Where the self-help route breaks
The article that is genuinely hurting you is usually the one self-help cannot reach: it is hosted offshore, the publisher ignores notices, it is syndicated across a dozen near-identical sites, or it sits just inside Google’s policy thresholds. Google’s form rejects “I dispute this content” without a legal frame; the publisher’s contact form goes to the same people who published it. And the more sophisticated the operation, the more it is engineered to survive the free routes — because surviving them is the business model.
That is the point where the question stops being “which form do I fill in” and becomes “who has standing to escalate this, and under what statute”.

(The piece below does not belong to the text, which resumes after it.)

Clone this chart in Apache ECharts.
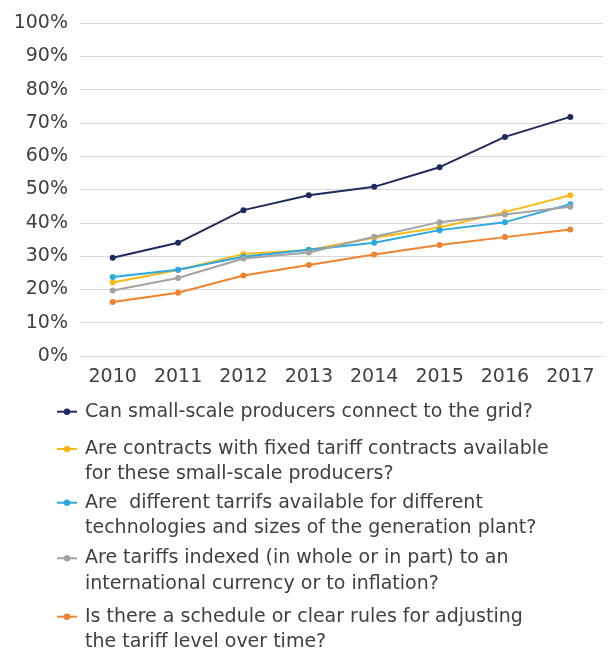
<!DOCTYPE html>
<html>
<head>
<meta charset="utf-8">
<script src="https://cdn.jsdelivr.net/npm/echarts@6/dist/echarts.min.js"></script>
<style>
  html, body { margin: 0; padding: 0; background: #fff; }
  #chart { width: 615px; height: 651px; }
</style>
</head>
<body>
<div id="chart"></div>
<script>
// Survey years
const years = ['2010', '2011', '2012', '2013', '2014', '2015', '2016', '2017'];

// Share of countries answering "yes" (%)
const connectGrid   = [29.5, 34.0, 43.8, 48.3, 50.8, 56.7, 65.8, 71.8];
const fixedTariff   = [22.1, 25.8, 30.6, 31.8, 35.5, 38.6, 43.2, 48.3];
const diffTariffs   = [23.7, 25.9, 29.8, 31.9, 34.0, 37.8, 40.2, 45.6];
const indexedTariff = [19.7, 23.4, 29.3, 31.1, 35.8, 40.2, 42.5, 44.8];
const schedule      = [16.2, 19.0, 24.2, 27.3, 30.5, 33.3, 35.7, 38.0];

// Series names and their wrapped legend text
const seriesNames = [
  'Can small-scale producers connect to the grid?',
  'Are contracts with fixed tariff contracts available for these small-scale producers?',
  'Are  different tarrifs available for different technologies and sizes of the generation plant?',
  'Are tariffs indexed (in whole or in part) to an international currency or to inflation?',
  'Is there a schedule or clear rules for adjusting the tariff level over time?'
];
const legendLines = [
  ['Can small-scale producers connect to the grid?'],
  ['Are contracts with fixed tariff contracts available', 'for these small-scale producers?'],
  ['Are  different tarrifs available for different', 'technologies and sizes of the generation plant?'],
  ['Are tariffs indexed (in whole or in part) to an', 'international currency or to inflation?'],
  ['Is there a schedule or clear rules for adjusting', 'the tariff level over time?']
];
const seriesData = [connectGrid, fixedTariff, diffTariffs, indexedTariff, schedule];
const colors = ['#1f2a5e', '#fbb916', '#2aa9e0', '#a3a3a3', '#f0832e'];

const FONT = '"DejaVu Sans", sans-serif';
const FS = 19;
const TEXT = '#404040';
const LH = 25.5;
// Vertical centre of each legend icon
const iconCenters = [411.7, 449, 502.7, 558.3, 616.7];

// One legend per entry; a leading empty line keeps the icon level with the first text line
const legends = seriesNames.map((name, i) => {
  const lines = legendLines[i];
  const n = lines.length;
  const text = (n > 1 ? '\n' : '') + lines.join('\n');
  const blockH = (2 * n - 1) * LH;
  return {
    data: [name],
    left: 56,
    top: iconCenters[i] - blockH / 2,
    padding: 0,
    itemWidth: 20,
    itemHeight: 8,
    selectedMode: false,
    formatter: () => text,
    textStyle: {
      fontFamily: FONT,
      fontSize: FS,
      color: TEXT,
      lineHeight: LH,
      padding: [0, 0, 0, 3]
    }
  };
});

const chart = echarts.init(document.getElementById('chart'), null, { renderer: 'canvas' });
chart.setOption({
  animation: false,
  backgroundColor: '#ffffff',
  color: colors,
  grid: { left: 80, right: 12, top: 23, bottom: 295, containLabel: false },
  legend: legends,
  xAxis: {
    type: 'category',
    data: years,
    boundaryGap: true,
    axisLine: { show: false },
    axisTick: { show: false },
    axisLabel: { fontFamily: FONT, fontSize: FS, color: TEXT, margin: 12 }
  },
  yAxis: {
    type: 'value',
    min: 0,
    max: 100,
    interval: 10,
    axisLine: { show: false },
    axisTick: { show: false },
    splitLine: { lineStyle: { color: '#d9d9d9', width: 1 } },
    axisLabel: { fontFamily: FONT, fontSize: FS, color: TEXT, margin: 12, formatter: '{value}%' }
  },
  series: seriesNames.map((name, i) => ({
    name: name,
    type: 'line',
    data: seriesData[i],
    symbol: 'circle',
    symbolSize: 6,
    lineStyle: { width: 2, color: colors[i] },
    itemStyle: { color: colors[i] }
  }))
});
</script>
</body>
</html>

What the counsel route does differently
A counsel-filed matter attacks the article on every layer at once rather than asking nicely on one:
- Source removal — defamation notice to the publisher where the facts support it; copyright filing where your material was reused.
- Deindexing — GDPR Article 17, defamation grounds or court order filed to the search layer, so the article stops surfacing for your brand even while the source fight continues.
- Host and registrar — where the publisher will not move, the parties beneath it have their own legal obligations and are rarely anonymous.
Every filing names an instrument — Berne, DMCA §512, EU 2019/790, GDPR Article 17, defamation law — and nothing is ever paid to a publisher for a removal. If the article is lawful and accurate, the honest answer is that suppression or a public response is the only legitimate path, and we will say so rather than sell you a filing that will not stand.
When to bring in counsel
Engage when the article ranks on page one for your brand or your name; when it is one of several coordinated pieces; when it threatens a licence, a bank relationship or a deal; or when you have already tried the platform forms and hit a wall. The first step is an audit of the URLs and the realistic legal grounds — before any filing, and with a candid read on what is winnable.
Asked before engagement.
- Can I get a negative article removed from Google?
- Two different things are possible: removing the article from the source website, and deindexing it from Google so it no longer appears in results. Unlawful content (defamation, GDPR grounds, copyright) can be challenged on both fronts. Lawful, accurate journalism cannot — and a serious practice will tell you which one you are facing before taking the matter.
- What is the difference between removal, deindexing and suppression?
- Removal takes the content off the source site. Deindexing removes the URL from Google results while it stays online. Suppression leaves it both online and indexed and pushes it down with new content. Most "reputation" offers sell suppression; it is the weakest and the most reversible.
- How long does it stay gone?
- A source removal under statute is permanent unless re-published. A Google deindex holds while the legal basis holds. Suppression lasts only as long as you keep paying to maintain the content pushing it down.
- The article is in another country and another language. Does that matter?
- Less than people fear. Copyright travels across 170+ Berne states, GDPR reaches any content processing an EU subject's data, and Google deindexing is filed centrally. Jurisdiction shapes the route, not whether there is one.
- Should I comment or respond publicly?
- Usually not before you have a plan. Public engagement raises the article's freshness and engagement signals, which can push it higher, and anything you write can be quoted. Document first, decide the route, then communicate.